### Data section
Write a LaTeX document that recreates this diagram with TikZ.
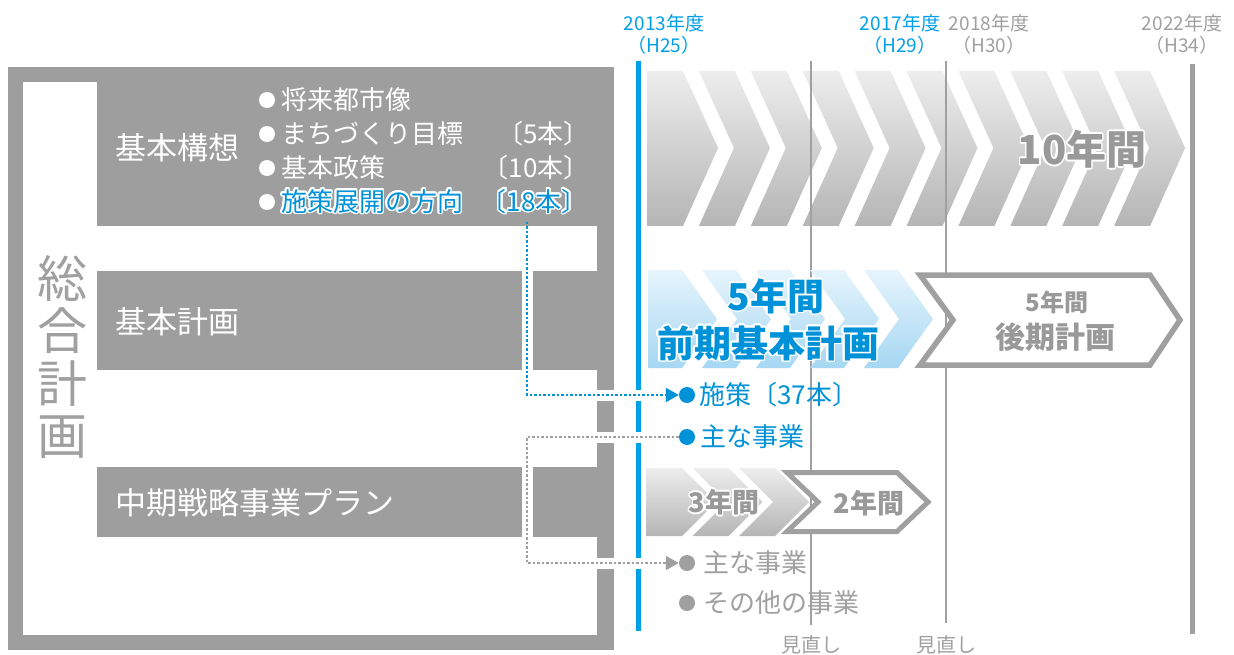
\documentclass[tikz,border=0pt]{standalone}
\usepackage{fontspec}
\setmainfont{Noto Sans CJK JP}
\usepackage[copies]{contour}
\contourlength{1.6pt}
\contournumber{16}
\usetikzlibrary{arrows.meta}
\definecolor{fr}{HTML}{9E9E9E}
\definecolor{tg}{HTML}{A0A0A0}
\definecolor{dg}{HTML}{999999}
\definecolor{bl}{HTML}{00A0E9}
\definecolor{bt}{HTML}{0092D8}
\definecolor{gtop}{HTML}{EDEDED}
\definecolor{gbot}{HTML}{B5B5B5}
\definecolor{btop}{HTML}{E6F4FC}
\definecolor{bbot}{HTML}{A6D7F3}
\newcommand{\FSz}[1]{\fontsize{#1}{#1}\selectfont}
\begin{document}
\begin{tikzpicture}[x=1pt,y=-1pt,
  wt/.style={inner sep=0pt, text=white},
  gl/.style={inner sep=0pt, text=tg},
  bdot/.style={circle, inner sep=0pt, minimum size=16pt},
  halo/.style={white, line width=11pt},
  bdots/.style={bt, line width=2.2pt, dash pattern=on 2.5pt off 2pt, -{Triangle[width=14pt,length=13pt]}},
  gdots/.style={tg, line width=2pt, dash pattern=on 2.5pt off 2pt, -{Triangle[width=14pt,length=13pt]}},
  thin/.style={tg, line width=1.3pt},
  thick/.style={line width=5pt},
  outl/.style={tg, line width=5.5pt, fill=white, line join=miter}
]
\useasboundingbox (0,0) rectangle (1234,655);
\fill[white] (0,0) rectangle (1234,655);

% frame and boxes
\fill[fr] (8,67) rectangle (614,650);
\fill[white] (23,82) rectangle (597,635);
\fill[fr] (97,82) rectangle (597,226);
\fill[fr] (97,271) rectangle (597,370);
\fill[fr] (97,467) rectangle (597,537);

% vertical title
\node[gl, font=\FSz{50}] (s1) at (62,278) {総};
\node[gl, font=\FSz{50}] (s2) at (62,331) {合};
\node[gl, font=\FSz{50}] (s3) at (62,384) {計};
\node[gl, font=\FSz{50}] (s4) at (62,437) {画};

% box texts
\node[wt, font=\FSz{31}, anchor=west] (kk) at (115,148) {基本構想};
\node[wt, font=\FSz{31}, anchor=west] (kp) at (115,322) {基本計画};
\node[wt, font=\FSz{31}, anchor=west] (cp) at (115,503) {中期戦略事業プラン};

% bullets of kihon koso
\node[bdot, fill=white] (d1) at (267,100) {};
\node[wt, font=\FSz{26}, anchor=west] (t1) at (281,100) {将来都市像};
\node[bdot, fill=white] (d2) at (267,134) {};
\node[wt, font=\FSz{26}, anchor=west] (t2) at (281,134) {まちづくり目標};
\node[wt, font=\FSz{26}, anchor=east] (n2) at (590,134) {〔5本〕};
\node[bdot, fill=white] (d3) at (267,168) {};
\node[wt, font=\FSz{26}, anchor=west] (t3) at (281,168) {基本政策};
\node[wt, font=\FSz{26}, anchor=east] (n3) at (590,168) {〔10本〕};
\node[bdot, fill=white] (d4) at (267,202) {};
\node[inner sep=0pt, text=bt, font=\FSz{26}, anchor=west] (t4) at (281,202) {\contour{white}{施策展開の方向}};
\node[inner sep=0pt, text=bt, font=\FSz{26}, anchor=east] (n4) at (588,202) {\contour{white}{〔18本〕}};

% 10-year chevrons
\shade[top color=gtop, bottom color=gbot] (647,71) -- (683,71) -- (718,148) -- (683,226) -- (647,226) -- cycle;
\foreach \i in {1,...,9}{
  \pgfmathsetmacro\xa{647+\i*51.9}
  \shade[top color=gtop, bottom color=gbot] (\xa,71) -- ++(36,0) -- ++(35,77) -- ++(-35,78) -- ++(-36,0) -- ++(35,-78) -- cycle;
}

% timeline lines
\draw[bl, thick] (638,61) -- (638,631);
\draw[thin] (811,61) -- (811,625);
\draw[thin] (946,61) -- (946,623);
\draw[tg, thick] (1192,64) -- (1192,634);

% blue 5-year chevrons
\shade[top color=btop, bottom color=bbot] (648,270) -- (682,270) -- (717,319) -- (682,368) -- (648,368) -- cycle;
\foreach \i in {1,...,4}{
  \pgfmathsetmacro\xa{648+\i*54}
  \shade[top color=btop, bottom color=bbot] (\xa,270) -- ++(34,0) -- ++(35,49) -- ++(-35,49) -- ++(-34,0) -- ++(35,-49) -- cycle;
}
% later plan outline
\draw[outl] (920,275) -- (1150,275) -- (1180,320) -- (1150,365) -- (920,365) -- (953,320) -- cycle;

% small gray chevrons
\shade[top color=gtop, bottom color=gbot] (646,468) -- (682,468) -- (716,502) -- (682,536) -- (646,536) -- cycle;
\foreach \i in {1,2}{
  \pgfmathsetmacro\xa{646+\i*46.5}
  \shade[top color=gtop, bottom color=gbot] (\xa,468) -- ++(36,0) -- ++(34,34) -- ++(-34,34) -- ++(-36,0) -- ++(34,-34) -- cycle;
}
\draw[outl, line width=5pt] (787,472.5) -- (897,472.5) -- (928,502) -- (897,531.5) -- (787,531.5) -- (818,502) -- cycle;

% big labels
\node[inner sep=0pt, text=dg, font=\FSz{40}\bfseries] (ten) at (1082,150) {\contour{white}{10年間}};
\node[inner sep=0pt, text=bt, font=\FSz{37}\bfseries] (f5) at (776,297) {\contour{white}{5年間}};
\node[inner sep=0pt, text=bt, font=\FSz{37}\bfseries] (zk) at (768,344) {\contour{white}{前期基本計画}};
\node[inner sep=0pt, text=dg, font=\FSz{24}\bfseries] (l5) at (1057,302) {5年間};
\node[inner sep=0pt, text=dg, font=\FSz{30}\bfseries] (lk) at (1055,337) {後期計画};
\node[inner sep=0pt, text=dg, font=\FSz{27}\bfseries] (y3) at (724,503) {\contour{white}{3年間}};
\node[inner sep=0pt, text=dg, font=\FSz{27}\bfseries] (y2) at (869,503) {2年間};

% timeline labels
\node[inner sep=0pt, text=bl, font=\FSz{19}] (a1) at (664,23) {2013年度};
\node[inner sep=0pt, text=bl, font=\FSz{19}] (a2) at (664,45) {（H25）};
\node[inner sep=0pt, text=bl, font=\FSz{19}] (b1) at (900,23) {2017年度};
\node[inner sep=0pt, text=bl, font=\FSz{19}] (b2) at (900,45) {（H29）};
\node[gl, font=\FSz{19}] (c1) at (989,23) {2018年度};
\node[gl, font=\FSz{19}] (c2) at (989,45) {（H30）};
\node[gl, font=\FSz{19}] (e1) at (1182,23) {2022年度};
\node[gl, font=\FSz{19}] (e2) at (1182,45) {（H34）};
\node[gl, font=\FSz{20}] (m1) at (811,645) {見直し};
\node[gl, font=\FSz{20}] (m2) at (946,645) {見直し};

% bullets below timeline
\node[bdot, fill=bt] (b37) at (687,395) {};
\node[bdot, fill=bt] (bmain) at (687,437) {};
\node[bdot, fill=tg] (gmain) at (687,563) {};
\node[bdot, fill=tg] (gother) at (687,603) {};

% dotted connectors
\coordinate (bs) at (527,222);
\coordinate (bh) at (527,227);
\coordinate (gc1) at (527,437);
\coordinate (gc2) at (527,563);
\draw[halo] (bh) |- (b37.west);
\draw[halo] (bmain.west) -- (gc1) -- (gc2) -- (gmain.west);
\draw[bdots] (bs) |- (b37.west);
\draw[gdots] (bmain.west) -- (gc1) -- (gc2) -- (gmain.west);

\node[inner sep=0pt, text=bt, font=\FSz{26}, anchor=west] (t37) at (699,395) {施策〔37本〕};
\node[inner sep=0pt, text=bt, font=\FSz{26}, anchor=west] (tm) at (700,437) {主な事業};
\node[gl, font=\FSz{26}, anchor=west] (tgm) at (703,563) {主な事業};
\node[gl, font=\FSz{26}, anchor=west] (tgo) at (703,603) {その他の事業};
\end{tikzpicture}
\end{document}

### The task
The lines from the top of the data above through the one holding "anchor=west] (cp) at" are to be repeated exactly, and only those, with no pictures.

### Answer to the exercise
Write a LaTeX document that recreates this diagram with TikZ.
\documentclass[tikz,border=0pt]{standalone}
\usepackage{fontspec}
\setmainfont{Noto Sans CJK JP}
\usepackage[copies]{contour}
\contourlength{1.6pt}
\contournumber{16}
\usetikzlibrary{arrows.meta}
\definecolor{fr}{HTML}{9E9E9E}
\definecolor{tg}{HTML}{A0A0A0}
\definecolor{dg}{HTML}{999999}
\definecolor{bl}{HTML}{00A0E9}
\definecolor{bt}{HTML}{0092D8}
\definecolor{gtop}{HTML}{EDEDED}
\definecolor{gbot}{HTML}{B5B5B5}
\definecolor{btop}{HTML}{E6F4FC}
\definecolor{bbot}{HTML}{A6D7F3}
\newcommand{\FSz}[1]{\fontsize{#1}{#1}\selectfont}
\begin{document}
\begin{tikzpicture}[x=1pt,y=-1pt,
  wt/.style={inner sep=0pt, text=white},
  gl/.style={inner sep=0pt, text=tg},
  bdot/.style={circle, inner sep=0pt, minimum size=16pt},
  halo/.style={white, line width=11pt},
  bdots/.style={bt, line width=2.2pt, dash pattern=on 2.5pt off 2pt, -{Triangle[width=14pt,length=13pt]}},
  gdots/.style={tg, line width=2pt, dash pattern=on 2.5pt off 2pt, -{Triangle[width=14pt,length=13pt]}},
  thin/.style={tg, line width=1.3pt},
  thick/.style={line width=5pt},
  outl/.style={tg, line width=5.5pt, fill=white, line join=miter}
]
\useasboundingbox (0,0) rectangle (1234,655);
\fill[white] (0,0) rectangle (1234,655);

% frame and boxes
\fill[fr] (8,67) rectangle (614,650);
\fill[white] (23,82) rectangle (597,635);
\fill[fr] (97,82) rectangle (597,226);
\fill[fr] (97,271) rectangle (597,370);
\fill[fr] (97,467) rectangle (597,537);

% vertical title
\node[gl, font=\FSz{50}] (s1) at (62,278) {総};
\node[gl, font=\FSz{50}] (s2) at (62,331) {合};
\node[gl, font=\FSz{50}] (s3) at (62,384) {計};
\node[gl, font=\FSz{50}] (s4) at (62,437) {画};

% box texts
\node[wt, font=\FSz{31}, anchor=west] (kk) at (115,148) {基本構想};
\node[wt, font=\FSz{31}, anchor=west] (kp) at (115,322) {基本計画};
\node[wt, font=\FSz{31}, anchor=west] (cp) at (115,503) {中期戦略事業プラン};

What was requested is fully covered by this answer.